Our History

Studio Zeezicht – the early years.

Studio Zeezicht, the forerunner of Exalto Studios, was set up as a recording studio in the centre of Haarlem back in the 1990s. The owner, Rob van Donselaar, had already earned his spurs as a musician in a number of successful bands, a pedigree that proved very useful when he decided to switch from performing to recording and producing.

After 10 years of dealing with parking problems and city gridlock, Rob moved the studio to his farm in the quiet outskirts of Haarlem. Recording in Zeezicht soon became an experience that any self-respecting musician simply had to have on his or her CV. Studio Zeezicht quickly became a leading name in the business, a place where countless domestic and international artists came to avail of the famed engineering skills of J.P. Exalto.

J.P. Exalto (1948-2015)

Jan Piet Exalto and Rob first met when the studio was still located in Haarlem and J.P. came to do a few final mixes in Zeezicht. It wasn't long before Rob realised the extraordinary talent of this studio technician and they quickly became professional partners and close friends.

J.P. had a predilection for his building own gear, including guitar amps, D.I. boxes, microphones and even his own mixing console. He was the human extension of his own equipment and went about his work accordingly, even to the point of using his own self-built desk and completely ignoring Rob's (very expensive) D&R console. He was also keen to share his unique ideas about studio design with Rob and with Bart Wagemakers, who came to work later at Zeezicht as a sound technician.

J.P.'s philosophy was not all centred on technology, however: “Ultimately, it's all about the music and the musicians. To get the best out of an artist’s creativity, you need the best gear and the right people at the controls.”

Fortunately, Rob and Bart still lean on this philosophy today.

Zeezicht – the next generation

After thirty years of musical endeavour, the premises were in need of some serious renovation work, so in 2014 Rob decided to relocate the studio. But where? And how?

The answer came from an old friend, Fred Gehring, with whom Rob had put together a Beatles tribute band, The Analogues. Fred happened to know of a vacant building in the industrial area of Haarlem. It proved to be the perfect spot for The Analogues (and their ambitious plan to play the Beatles' songs using exact copies of the original instruments), as well as for the next episode in the Zeezicht saga.

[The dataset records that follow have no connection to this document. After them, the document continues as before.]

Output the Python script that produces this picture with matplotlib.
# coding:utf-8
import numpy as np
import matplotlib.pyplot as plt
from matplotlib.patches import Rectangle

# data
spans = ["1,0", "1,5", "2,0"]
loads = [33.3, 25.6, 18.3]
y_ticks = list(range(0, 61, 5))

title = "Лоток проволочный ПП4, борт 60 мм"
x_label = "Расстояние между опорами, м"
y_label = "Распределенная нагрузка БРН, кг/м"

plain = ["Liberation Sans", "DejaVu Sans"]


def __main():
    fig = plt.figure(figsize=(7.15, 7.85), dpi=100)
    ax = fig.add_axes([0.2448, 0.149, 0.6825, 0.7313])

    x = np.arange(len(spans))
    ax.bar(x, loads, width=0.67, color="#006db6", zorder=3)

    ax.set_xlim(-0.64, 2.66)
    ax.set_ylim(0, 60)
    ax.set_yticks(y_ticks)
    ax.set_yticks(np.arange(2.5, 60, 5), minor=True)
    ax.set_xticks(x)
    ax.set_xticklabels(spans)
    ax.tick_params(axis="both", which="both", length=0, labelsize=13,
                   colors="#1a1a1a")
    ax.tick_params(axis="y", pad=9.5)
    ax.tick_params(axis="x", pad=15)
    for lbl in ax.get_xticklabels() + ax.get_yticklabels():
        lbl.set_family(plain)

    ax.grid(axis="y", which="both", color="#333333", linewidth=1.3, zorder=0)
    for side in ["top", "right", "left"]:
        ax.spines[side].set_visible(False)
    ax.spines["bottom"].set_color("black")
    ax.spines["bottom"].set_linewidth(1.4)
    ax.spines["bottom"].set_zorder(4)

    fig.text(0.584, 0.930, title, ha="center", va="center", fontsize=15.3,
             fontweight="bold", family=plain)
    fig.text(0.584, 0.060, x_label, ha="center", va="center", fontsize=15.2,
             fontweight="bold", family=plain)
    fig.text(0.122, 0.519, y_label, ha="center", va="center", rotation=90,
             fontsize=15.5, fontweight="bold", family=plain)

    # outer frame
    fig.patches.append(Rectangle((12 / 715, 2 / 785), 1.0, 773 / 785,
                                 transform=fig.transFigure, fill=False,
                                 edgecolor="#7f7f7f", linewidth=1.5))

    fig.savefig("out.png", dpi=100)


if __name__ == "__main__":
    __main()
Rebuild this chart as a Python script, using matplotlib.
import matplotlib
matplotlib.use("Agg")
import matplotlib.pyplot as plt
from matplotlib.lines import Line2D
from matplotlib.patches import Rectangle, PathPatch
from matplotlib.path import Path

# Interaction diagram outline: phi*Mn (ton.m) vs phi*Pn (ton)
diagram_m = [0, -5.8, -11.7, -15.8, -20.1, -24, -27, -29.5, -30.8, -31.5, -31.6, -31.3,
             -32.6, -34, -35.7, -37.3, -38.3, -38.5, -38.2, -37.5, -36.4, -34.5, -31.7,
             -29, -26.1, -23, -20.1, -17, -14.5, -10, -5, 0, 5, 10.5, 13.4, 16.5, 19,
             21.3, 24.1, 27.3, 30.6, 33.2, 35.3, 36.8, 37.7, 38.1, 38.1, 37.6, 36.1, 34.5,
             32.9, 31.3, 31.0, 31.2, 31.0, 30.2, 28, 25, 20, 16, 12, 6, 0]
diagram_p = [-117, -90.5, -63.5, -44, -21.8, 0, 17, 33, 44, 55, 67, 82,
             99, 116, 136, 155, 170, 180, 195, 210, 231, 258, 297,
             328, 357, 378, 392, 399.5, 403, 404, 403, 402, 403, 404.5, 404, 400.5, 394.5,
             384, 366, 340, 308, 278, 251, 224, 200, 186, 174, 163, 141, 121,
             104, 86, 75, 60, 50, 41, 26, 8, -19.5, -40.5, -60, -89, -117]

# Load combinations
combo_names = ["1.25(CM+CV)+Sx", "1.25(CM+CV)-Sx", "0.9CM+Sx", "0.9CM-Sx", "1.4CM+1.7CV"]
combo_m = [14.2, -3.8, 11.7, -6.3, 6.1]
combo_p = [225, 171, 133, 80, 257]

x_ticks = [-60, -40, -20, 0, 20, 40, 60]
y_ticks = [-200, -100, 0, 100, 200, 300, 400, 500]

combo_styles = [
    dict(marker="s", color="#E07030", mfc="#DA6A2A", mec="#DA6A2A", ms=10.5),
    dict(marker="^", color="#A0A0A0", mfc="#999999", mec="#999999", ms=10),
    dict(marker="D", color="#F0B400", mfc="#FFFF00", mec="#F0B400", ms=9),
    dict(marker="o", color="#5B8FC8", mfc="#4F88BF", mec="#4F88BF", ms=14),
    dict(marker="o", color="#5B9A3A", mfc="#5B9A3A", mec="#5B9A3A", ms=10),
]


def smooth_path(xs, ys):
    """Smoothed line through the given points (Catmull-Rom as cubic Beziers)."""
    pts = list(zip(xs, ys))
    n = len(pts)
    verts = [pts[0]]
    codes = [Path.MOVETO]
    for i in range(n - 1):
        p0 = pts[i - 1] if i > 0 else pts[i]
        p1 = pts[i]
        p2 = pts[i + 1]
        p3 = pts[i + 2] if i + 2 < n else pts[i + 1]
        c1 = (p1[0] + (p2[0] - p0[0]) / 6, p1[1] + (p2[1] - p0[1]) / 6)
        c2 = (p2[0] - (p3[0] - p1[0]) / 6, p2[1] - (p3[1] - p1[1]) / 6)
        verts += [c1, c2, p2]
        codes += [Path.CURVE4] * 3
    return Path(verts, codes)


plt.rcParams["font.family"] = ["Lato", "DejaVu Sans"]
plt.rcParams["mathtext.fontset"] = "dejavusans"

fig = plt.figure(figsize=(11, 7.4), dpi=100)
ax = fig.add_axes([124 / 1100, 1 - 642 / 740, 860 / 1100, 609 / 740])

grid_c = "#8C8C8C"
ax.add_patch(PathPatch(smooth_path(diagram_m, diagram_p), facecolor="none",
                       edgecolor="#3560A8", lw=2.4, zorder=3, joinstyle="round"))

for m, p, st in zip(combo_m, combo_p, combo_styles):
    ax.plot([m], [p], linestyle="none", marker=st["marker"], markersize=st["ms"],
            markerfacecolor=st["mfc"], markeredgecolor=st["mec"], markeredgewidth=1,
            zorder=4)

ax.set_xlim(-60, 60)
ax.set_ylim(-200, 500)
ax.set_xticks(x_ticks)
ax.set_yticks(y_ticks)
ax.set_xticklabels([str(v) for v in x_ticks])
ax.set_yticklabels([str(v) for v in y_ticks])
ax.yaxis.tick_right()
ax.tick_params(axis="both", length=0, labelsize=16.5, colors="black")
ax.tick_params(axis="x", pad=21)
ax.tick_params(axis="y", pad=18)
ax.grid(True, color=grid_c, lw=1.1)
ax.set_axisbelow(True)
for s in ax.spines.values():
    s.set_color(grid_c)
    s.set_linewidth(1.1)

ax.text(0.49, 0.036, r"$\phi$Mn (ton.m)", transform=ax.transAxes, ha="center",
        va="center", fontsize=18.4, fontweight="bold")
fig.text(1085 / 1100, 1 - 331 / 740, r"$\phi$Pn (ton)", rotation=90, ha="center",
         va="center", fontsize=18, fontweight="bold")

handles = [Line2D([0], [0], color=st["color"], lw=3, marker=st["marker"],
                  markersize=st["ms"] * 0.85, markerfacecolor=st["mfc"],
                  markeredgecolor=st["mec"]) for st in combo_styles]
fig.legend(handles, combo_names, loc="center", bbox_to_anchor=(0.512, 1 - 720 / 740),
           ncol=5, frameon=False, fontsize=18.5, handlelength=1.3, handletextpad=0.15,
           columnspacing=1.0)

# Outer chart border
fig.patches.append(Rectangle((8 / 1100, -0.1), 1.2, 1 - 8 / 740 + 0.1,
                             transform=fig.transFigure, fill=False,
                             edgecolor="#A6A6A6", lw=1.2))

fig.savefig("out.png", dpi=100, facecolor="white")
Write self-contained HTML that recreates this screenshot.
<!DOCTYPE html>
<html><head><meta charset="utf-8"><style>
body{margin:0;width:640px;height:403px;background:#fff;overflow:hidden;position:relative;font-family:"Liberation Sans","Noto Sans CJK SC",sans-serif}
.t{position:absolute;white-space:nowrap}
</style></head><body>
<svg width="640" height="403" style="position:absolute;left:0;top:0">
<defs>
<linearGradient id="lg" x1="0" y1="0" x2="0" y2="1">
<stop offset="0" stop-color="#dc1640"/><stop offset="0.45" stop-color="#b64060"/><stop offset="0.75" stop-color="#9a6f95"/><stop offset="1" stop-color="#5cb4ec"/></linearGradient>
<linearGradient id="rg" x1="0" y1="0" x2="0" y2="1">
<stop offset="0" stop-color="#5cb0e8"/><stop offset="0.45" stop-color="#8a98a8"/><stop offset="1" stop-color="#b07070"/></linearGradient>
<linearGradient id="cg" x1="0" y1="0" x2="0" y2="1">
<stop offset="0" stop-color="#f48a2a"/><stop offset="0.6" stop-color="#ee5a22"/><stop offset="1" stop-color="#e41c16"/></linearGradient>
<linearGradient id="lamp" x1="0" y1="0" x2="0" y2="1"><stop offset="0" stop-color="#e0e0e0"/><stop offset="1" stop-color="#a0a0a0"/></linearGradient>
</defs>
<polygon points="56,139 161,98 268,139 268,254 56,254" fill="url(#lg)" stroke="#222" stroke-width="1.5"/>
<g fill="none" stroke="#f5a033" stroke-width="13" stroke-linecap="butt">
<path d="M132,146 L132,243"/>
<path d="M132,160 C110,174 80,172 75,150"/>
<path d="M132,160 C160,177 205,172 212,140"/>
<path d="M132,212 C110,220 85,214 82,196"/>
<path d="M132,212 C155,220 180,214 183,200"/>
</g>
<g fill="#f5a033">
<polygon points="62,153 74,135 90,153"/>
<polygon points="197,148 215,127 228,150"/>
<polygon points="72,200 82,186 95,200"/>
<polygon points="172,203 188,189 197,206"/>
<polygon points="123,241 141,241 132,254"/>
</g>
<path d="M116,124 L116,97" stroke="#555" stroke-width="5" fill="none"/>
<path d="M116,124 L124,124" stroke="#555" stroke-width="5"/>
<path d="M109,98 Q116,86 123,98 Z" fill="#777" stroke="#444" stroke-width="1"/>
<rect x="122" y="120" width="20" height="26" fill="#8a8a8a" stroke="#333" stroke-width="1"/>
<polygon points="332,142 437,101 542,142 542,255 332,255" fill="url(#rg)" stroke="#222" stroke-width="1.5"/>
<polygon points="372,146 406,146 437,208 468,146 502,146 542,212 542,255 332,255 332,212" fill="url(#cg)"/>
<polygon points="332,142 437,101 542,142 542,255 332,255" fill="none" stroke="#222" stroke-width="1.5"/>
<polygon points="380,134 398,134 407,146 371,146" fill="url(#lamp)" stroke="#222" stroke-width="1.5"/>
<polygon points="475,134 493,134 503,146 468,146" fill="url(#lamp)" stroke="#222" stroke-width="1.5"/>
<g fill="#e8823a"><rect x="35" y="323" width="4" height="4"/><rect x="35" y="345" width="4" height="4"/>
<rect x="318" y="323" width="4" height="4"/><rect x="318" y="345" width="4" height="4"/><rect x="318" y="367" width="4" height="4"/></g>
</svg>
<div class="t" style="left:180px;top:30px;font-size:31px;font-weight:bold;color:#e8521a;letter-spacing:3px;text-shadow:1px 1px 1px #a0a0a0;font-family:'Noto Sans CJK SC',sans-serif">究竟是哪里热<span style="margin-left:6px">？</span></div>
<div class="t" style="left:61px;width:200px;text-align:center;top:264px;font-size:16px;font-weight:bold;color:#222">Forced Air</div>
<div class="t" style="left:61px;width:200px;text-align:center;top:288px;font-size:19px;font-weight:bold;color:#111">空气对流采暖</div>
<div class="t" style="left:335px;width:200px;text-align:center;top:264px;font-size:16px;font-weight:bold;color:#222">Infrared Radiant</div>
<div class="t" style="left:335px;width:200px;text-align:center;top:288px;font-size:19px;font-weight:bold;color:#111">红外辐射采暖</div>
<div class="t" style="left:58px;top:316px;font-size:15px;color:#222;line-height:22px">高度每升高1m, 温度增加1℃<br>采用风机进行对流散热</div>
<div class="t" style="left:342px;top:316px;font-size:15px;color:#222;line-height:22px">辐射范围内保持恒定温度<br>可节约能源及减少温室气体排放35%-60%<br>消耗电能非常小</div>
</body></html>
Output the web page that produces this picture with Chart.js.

J.P. knew exactly what he wanted and it wasn't long before he had all the initial sketches and specs for the studio figured out. Regretfully, J.P. did not live to see the construction of the new studio, as he passed away in 2015. All the more reason to dedicate the new Zeezicht to our friend, mentor, co-initiator and source of inspiration:

Exalto Studios. Recording is Believing.

Home of the Analogues

We share our location with a very special group of musicians, collectively known as The Analogues, as well as a common passion: reviving and perfecting the analogue era of music.

Apart from being a successful businessman, the brains behind the band, Fred Gehring, is also a passionate drummer and singer. And he too had a dream: to play the music of The Beatles exactly as it was produced and recorded at Abbey Road.

Together with his friend Rob van Donselaar, he put together a group of professional musicians who could do the job. But to recreate the sound perfectly you need the same instruments that The Beatles used in the studio.

Those instruments were duly found and with them the definitive sound of The Beatles as produced by Sir George Martin. Right down to the tiniest detail, but with one significant difference: The Analogues have managed to perform The Magical Mystery Tour and Sgt. Pepper's Lonely Hearts Club Band live, a feat that not even the Fab Four themselves were able to achieve.

Of course, we are delighted and proud to share our space with a band that lives by the same philosophy: creating wonderful music with the best people using the best equipment.